Charts and diagrams as code -
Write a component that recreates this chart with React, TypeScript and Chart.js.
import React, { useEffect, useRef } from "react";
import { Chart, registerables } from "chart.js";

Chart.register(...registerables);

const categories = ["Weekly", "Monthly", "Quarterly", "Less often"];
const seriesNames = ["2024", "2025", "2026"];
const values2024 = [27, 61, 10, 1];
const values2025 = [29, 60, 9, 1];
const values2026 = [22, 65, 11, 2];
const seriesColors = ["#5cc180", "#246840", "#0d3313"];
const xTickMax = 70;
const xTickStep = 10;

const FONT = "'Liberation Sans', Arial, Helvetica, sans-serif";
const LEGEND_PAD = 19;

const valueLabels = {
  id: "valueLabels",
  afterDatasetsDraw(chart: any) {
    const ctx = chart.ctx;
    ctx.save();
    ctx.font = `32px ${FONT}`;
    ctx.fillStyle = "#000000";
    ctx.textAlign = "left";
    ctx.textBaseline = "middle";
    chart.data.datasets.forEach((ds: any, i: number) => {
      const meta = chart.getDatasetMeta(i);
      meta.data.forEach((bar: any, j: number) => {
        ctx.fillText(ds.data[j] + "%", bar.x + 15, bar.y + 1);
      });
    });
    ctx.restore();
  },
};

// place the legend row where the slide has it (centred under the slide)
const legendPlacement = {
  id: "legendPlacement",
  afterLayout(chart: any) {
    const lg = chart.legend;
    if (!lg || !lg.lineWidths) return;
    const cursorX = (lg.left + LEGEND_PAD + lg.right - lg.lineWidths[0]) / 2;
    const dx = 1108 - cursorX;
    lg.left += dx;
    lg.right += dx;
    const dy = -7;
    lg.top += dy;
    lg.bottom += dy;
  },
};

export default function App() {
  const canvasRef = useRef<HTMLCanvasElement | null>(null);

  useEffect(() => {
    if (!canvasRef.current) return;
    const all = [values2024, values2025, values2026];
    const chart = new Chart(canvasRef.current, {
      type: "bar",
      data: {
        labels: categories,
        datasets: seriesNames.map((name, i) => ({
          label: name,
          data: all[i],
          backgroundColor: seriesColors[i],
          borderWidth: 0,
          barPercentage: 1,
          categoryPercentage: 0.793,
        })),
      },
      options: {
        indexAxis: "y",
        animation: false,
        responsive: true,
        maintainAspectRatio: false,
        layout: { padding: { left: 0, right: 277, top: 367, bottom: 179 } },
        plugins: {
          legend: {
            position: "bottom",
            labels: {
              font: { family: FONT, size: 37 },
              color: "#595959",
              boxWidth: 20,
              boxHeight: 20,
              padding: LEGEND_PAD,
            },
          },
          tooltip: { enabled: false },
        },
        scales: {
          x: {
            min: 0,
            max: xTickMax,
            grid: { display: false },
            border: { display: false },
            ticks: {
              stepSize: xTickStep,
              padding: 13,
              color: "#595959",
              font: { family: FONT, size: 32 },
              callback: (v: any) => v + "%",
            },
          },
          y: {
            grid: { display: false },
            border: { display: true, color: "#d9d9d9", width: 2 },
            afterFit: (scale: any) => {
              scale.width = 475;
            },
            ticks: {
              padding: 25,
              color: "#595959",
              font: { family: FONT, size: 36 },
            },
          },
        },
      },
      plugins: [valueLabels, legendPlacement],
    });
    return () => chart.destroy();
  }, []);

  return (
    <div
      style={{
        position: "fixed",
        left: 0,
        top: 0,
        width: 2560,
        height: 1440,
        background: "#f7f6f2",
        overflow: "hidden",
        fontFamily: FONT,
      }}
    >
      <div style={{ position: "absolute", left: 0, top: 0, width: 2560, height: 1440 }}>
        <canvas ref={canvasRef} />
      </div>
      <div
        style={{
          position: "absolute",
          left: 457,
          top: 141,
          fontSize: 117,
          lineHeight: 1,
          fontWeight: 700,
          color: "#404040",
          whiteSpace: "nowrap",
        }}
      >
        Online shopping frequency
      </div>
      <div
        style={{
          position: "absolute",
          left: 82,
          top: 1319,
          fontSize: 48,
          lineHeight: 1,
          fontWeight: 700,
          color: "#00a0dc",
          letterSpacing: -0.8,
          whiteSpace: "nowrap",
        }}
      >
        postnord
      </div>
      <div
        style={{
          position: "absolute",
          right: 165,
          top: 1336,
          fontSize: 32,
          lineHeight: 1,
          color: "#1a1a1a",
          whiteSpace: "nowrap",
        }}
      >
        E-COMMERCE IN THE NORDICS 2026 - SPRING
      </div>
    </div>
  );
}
==
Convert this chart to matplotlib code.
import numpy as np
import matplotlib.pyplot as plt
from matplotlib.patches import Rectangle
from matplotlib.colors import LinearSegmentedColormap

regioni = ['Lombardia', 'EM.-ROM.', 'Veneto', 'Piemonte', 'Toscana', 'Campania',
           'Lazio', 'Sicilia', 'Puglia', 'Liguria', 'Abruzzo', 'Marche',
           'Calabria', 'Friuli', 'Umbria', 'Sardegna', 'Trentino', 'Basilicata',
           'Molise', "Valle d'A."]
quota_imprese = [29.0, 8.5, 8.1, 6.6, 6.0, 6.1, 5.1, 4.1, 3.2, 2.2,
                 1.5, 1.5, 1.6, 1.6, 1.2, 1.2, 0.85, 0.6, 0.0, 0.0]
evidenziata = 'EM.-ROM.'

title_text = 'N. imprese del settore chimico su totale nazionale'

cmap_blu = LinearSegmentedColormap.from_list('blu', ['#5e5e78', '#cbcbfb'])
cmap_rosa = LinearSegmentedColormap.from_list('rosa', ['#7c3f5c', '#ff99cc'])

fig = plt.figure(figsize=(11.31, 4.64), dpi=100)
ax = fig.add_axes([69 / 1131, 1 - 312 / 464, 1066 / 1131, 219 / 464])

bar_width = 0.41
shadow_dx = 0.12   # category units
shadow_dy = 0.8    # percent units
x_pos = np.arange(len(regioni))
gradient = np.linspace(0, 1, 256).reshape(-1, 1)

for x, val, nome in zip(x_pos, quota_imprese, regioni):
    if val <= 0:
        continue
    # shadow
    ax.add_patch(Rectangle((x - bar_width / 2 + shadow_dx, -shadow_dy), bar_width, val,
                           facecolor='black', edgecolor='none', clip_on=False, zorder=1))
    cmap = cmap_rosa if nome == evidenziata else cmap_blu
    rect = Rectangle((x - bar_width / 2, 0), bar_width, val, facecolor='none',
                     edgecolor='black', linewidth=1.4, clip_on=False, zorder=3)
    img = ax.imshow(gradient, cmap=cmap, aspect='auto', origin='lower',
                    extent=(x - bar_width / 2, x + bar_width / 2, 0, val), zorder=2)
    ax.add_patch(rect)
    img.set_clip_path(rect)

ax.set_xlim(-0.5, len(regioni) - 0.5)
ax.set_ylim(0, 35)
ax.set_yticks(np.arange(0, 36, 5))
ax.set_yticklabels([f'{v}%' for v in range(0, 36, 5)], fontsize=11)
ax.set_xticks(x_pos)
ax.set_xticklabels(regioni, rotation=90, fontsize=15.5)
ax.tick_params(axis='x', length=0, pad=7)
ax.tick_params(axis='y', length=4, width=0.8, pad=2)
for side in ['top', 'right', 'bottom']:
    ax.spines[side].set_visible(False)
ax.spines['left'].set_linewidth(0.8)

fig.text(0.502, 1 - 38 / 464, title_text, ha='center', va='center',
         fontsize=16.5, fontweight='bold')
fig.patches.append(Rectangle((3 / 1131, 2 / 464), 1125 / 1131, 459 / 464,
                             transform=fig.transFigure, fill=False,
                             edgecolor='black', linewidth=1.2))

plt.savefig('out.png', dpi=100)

PROBLEM TO WORK ON -
Everything from the line with "Convert this chart to matplotlib code." through the line with "title_text = 'N.", both ends included, should be repeated exactly; nothing else should appear.

CORRECT ANSWER -
Convert this chart to matplotlib code.
import numpy as np
import matplotlib.pyplot as plt
from matplotlib.patches import Rectangle
from matplotlib.colors import LinearSegmentedColormap

regioni = ['Lombardia', 'EM.-ROM.', 'Veneto', 'Piemonte', 'Toscana', 'Campania',
           'Lazio', 'Sicilia', 'Puglia', 'Liguria', 'Abruzzo', 'Marche',
           'Calabria', 'Friuli', 'Umbria', 'Sardegna', 'Trentino', 'Basilicata',
           'Molise', "Valle d'A."]
quota_imprese = [29.0, 8.5, 8.1, 6.6, 6.0, 6.1, 5.1, 4.1, 3.2, 2.2,
                 1.5, 1.5, 1.6, 1.6, 1.2, 1.2, 0.85, 0.6, 0.0, 0.0]
evidenziata = 'EM.-ROM.'

title_text = 'N. imprese del settore chimico su totale nazionale'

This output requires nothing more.